▶ [BRIEF]: Each record below should be repeated precisely as written.

[Records with drawing code]
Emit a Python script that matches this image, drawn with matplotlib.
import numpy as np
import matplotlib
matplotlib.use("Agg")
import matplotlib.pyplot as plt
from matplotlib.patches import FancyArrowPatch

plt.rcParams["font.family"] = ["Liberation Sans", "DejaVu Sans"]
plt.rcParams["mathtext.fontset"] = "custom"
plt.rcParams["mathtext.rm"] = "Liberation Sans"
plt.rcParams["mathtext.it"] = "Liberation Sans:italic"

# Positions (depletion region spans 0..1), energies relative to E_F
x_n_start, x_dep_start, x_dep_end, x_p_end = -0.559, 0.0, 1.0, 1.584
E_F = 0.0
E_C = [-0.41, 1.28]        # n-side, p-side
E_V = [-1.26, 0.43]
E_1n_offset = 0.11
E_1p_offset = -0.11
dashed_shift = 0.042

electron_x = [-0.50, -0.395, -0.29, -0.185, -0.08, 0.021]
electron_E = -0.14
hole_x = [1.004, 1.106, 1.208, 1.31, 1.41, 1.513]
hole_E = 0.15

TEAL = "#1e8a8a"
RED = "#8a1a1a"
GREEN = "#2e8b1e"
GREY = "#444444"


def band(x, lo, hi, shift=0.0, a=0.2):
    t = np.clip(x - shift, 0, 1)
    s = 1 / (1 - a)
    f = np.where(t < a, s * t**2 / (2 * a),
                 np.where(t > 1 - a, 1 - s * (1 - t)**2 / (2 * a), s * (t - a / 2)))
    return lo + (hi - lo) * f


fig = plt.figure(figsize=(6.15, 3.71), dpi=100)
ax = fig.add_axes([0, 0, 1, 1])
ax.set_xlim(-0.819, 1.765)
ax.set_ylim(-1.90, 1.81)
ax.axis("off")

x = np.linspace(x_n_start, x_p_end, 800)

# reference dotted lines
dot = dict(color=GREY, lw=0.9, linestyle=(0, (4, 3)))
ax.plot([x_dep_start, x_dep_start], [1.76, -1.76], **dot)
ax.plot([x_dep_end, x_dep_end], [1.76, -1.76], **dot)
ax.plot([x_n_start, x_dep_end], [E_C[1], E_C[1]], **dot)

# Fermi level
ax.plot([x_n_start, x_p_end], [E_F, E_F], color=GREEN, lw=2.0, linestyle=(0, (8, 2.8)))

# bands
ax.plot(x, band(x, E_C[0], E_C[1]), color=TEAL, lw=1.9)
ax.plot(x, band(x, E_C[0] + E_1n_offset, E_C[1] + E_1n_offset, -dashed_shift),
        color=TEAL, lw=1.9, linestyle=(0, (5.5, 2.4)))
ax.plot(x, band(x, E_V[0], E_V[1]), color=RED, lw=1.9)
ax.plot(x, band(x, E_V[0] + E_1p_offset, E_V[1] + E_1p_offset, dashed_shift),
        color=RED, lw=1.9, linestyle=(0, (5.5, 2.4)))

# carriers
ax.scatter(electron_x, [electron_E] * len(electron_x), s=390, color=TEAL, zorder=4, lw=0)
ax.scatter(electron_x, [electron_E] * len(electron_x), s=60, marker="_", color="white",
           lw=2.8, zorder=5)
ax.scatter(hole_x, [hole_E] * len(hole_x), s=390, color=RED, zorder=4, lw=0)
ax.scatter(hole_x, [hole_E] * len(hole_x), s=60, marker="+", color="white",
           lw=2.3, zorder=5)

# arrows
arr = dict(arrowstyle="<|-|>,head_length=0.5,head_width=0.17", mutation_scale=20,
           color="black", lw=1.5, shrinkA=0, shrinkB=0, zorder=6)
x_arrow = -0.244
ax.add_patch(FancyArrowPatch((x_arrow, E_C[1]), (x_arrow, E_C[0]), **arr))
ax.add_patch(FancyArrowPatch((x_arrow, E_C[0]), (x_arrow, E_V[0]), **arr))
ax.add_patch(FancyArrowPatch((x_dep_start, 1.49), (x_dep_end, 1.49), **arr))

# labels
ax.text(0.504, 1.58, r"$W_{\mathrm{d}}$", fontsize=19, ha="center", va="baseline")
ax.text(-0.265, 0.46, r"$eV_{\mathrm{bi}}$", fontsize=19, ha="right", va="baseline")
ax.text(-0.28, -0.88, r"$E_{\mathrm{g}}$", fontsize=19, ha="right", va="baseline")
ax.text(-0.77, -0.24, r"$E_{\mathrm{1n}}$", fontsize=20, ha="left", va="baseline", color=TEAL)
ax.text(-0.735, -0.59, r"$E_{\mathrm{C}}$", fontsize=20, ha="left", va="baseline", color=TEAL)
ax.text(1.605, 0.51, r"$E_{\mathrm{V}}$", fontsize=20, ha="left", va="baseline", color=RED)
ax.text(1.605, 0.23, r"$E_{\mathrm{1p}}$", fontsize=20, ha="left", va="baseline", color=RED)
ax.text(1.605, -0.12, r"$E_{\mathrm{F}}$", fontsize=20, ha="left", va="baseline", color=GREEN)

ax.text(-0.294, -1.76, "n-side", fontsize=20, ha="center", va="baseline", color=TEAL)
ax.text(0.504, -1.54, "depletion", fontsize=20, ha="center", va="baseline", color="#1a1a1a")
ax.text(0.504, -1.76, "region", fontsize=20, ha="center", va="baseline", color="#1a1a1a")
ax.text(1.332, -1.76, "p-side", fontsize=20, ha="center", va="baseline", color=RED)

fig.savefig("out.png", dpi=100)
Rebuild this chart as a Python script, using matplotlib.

▶ [FULL SOLUTION]:
Emit a Python script that matches this image, drawn with matplotlib.
import numpy as np
import matplotlib
matplotlib.use("Agg")
import matplotlib.pyplot as plt
from matplotlib.patches import FancyArrowPatch

plt.rcParams["font.family"] = ["Liberation Sans", "DejaVu Sans"]
plt.rcParams["mathtext.fontset"] = "custom"
plt.rcParams["mathtext.rm"] = "Liberation Sans"
plt.rcParams["mathtext.it"] = "Liberation Sans:italic"

# Positions (depletion region spans 0..1), energies relative to E_F
x_n_start, x_dep_start, x_dep_end, x_p_end = -0.559, 0.0, 1.0, 1.584
E_F = 0.0
E_C = [-0.41, 1.28]        # n-side, p-side
E_V = [-1.26, 0.43]
E_1n_offset = 0.11
E_1p_offset = -0.11
dashed_shift = 0.042

electron_x = [-0.50, -0.395, -0.29, -0.185, -0.08, 0.021]
electron_E = -0.14
hole_x = [1.004, 1.106, 1.208, 1.31, 1.41, 1.513]
hole_E = 0.15

TEAL = "#1e8a8a"
RED = "#8a1a1a"
GREEN = "#2e8b1e"
GREY = "#444444"


def band(x, lo, hi, shift=0.0, a=0.2):
    t = np.clip(x - shift, 0, 1)
    s = 1 / (1 - a)
    f = np.where(t < a, s * t**2 / (2 * a),
                 np.where(t > 1 - a, 1 - s * (1 - t)**2 / (2 * a), s * (t - a / 2)))
    return lo + (hi - lo) * f


fig = plt.figure(figsize=(6.15, 3.71), dpi=100)
ax = fig.add_axes([0, 0, 1, 1])
ax.set_xlim(-0.819, 1.765)
ax.set_ylim(-1.90, 1.81)
ax.axis("off")

x = np.linspace(x_n_start, x_p_end, 800)

# reference dotted lines
dot = dict(color=GREY, lw=0.9, linestyle=(0, (4, 3)))
ax.plot([x_dep_start, x_dep_start], [1.76, -1.76], **dot)
ax.plot([x_dep_end, x_dep_end], [1.76, -1.76], **dot)
ax.plot([x_n_start, x_dep_end], [E_C[1], E_C[1]], **dot)

# Fermi level
ax.plot([x_n_start, x_p_end], [E_F, E_F], color=GREEN, lw=2.0, linestyle=(0, (8, 2.8)))

# bands
ax.plot(x, band(x, E_C[0], E_C[1]), color=TEAL, lw=1.9)
ax.plot(x, band(x, E_C[0] + E_1n_offset, E_C[1] + E_1n_offset, -dashed_shift),
        color=TEAL, lw=1.9, linestyle=(0, (5.5, 2.4)))
ax.plot(x, band(x, E_V[0], E_V[1]), color=RED, lw=1.9)
ax.plot(x, band(x, E_V[0] + E_1p_offset, E_V[1] + E_1p_offset, dashed_shift),
        color=RED, lw=1.9, linestyle=(0, (5.5, 2.4)))

# carriers
ax.scatter(electron_x, [electron_E] * len(electron_x), s=390, color=TEAL, zorder=4, lw=0)
ax.scatter(electron_x, [electron_E] * len(electron_x), s=60, marker="_", color="white",
           lw=2.8, zorder=5)
ax.scatter(hole_x, [hole_E] * len(hole_x), s=390, color=RED, zorder=4, lw=0)
ax.scatter(hole_x, [hole_E] * len(hole_x), s=60, marker="+", color="white",
           lw=2.3, zorder=5)

# arrows
arr = dict(arrowstyle="<|-|>,head_length=0.5,head_width=0.17", mutation_scale=20,
           color="black", lw=1.5, shrinkA=0, shrinkB=0, zorder=6)
x_arrow = -0.244
ax.add_patch(FancyArrowPatch((x_arrow, E_C[1]), (x_arrow, E_C[0]), **arr))
ax.add_patch(FancyArrowPatch((x_arrow, E_C[0]), (x_arrow, E_V[0]), **arr))
ax.add_patch(FancyArrowPatch((x_dep_start, 1.49), (x_dep_end, 1.49), **arr))

# labels
ax.text(0.504, 1.58, r"$W_{\mathrm{d}}$", fontsize=19, ha="center", va="baseline")
ax.text(-0.265, 0.46, r"$eV_{\mathrm{bi}}$", fontsize=19, ha="right", va="baseline")
ax.text(-0.28, -0.88, r"$E_{\mathrm{g}}$", fontsize=19, ha="right", va="baseline")
ax.text(-0.77, -0.24, r"$E_{\mathrm{1n}}$", fontsize=20, ha="left", va="baseline", color=TEAL)
ax.text(-0.735, -0.59, r"$E_{\mathrm{C}}$", fontsize=20, ha="left", va="baseline", color=TEAL)
ax.text(1.605, 0.51, r"$E_{\mathrm{V}}$", fontsize=20, ha="left", va="baseline", color=RED)
ax.text(1.605, 0.23, r"$E_{\mathrm{1p}}$", fontsize=20, ha="left", va="baseline", color=RED)
ax.text(1.605, -0.12, r"$E_{\mathrm{F}}$", fontsize=20, ha="left", va="baseline", color=GREEN)

ax.text(-0.294, -1.76, "n-side", fontsize=20, ha="center", va="baseline", color=TEAL)
ax.text(0.504, -1.54, "depletion", fontsize=20, ha="center", va="baseline", color="#1a1a1a")
ax.text(0.504, -1.76, "region", fontsize=20, ha="center", va="baseline", color="#1a1a1a")
ax.text(1.332, -1.76, "p-side", fontsize=20, ha="center", va="baseline", color=RED)

fig.savefig("out.png", dpi=100)
Rebuild this chart as a Python script, using matplotlib.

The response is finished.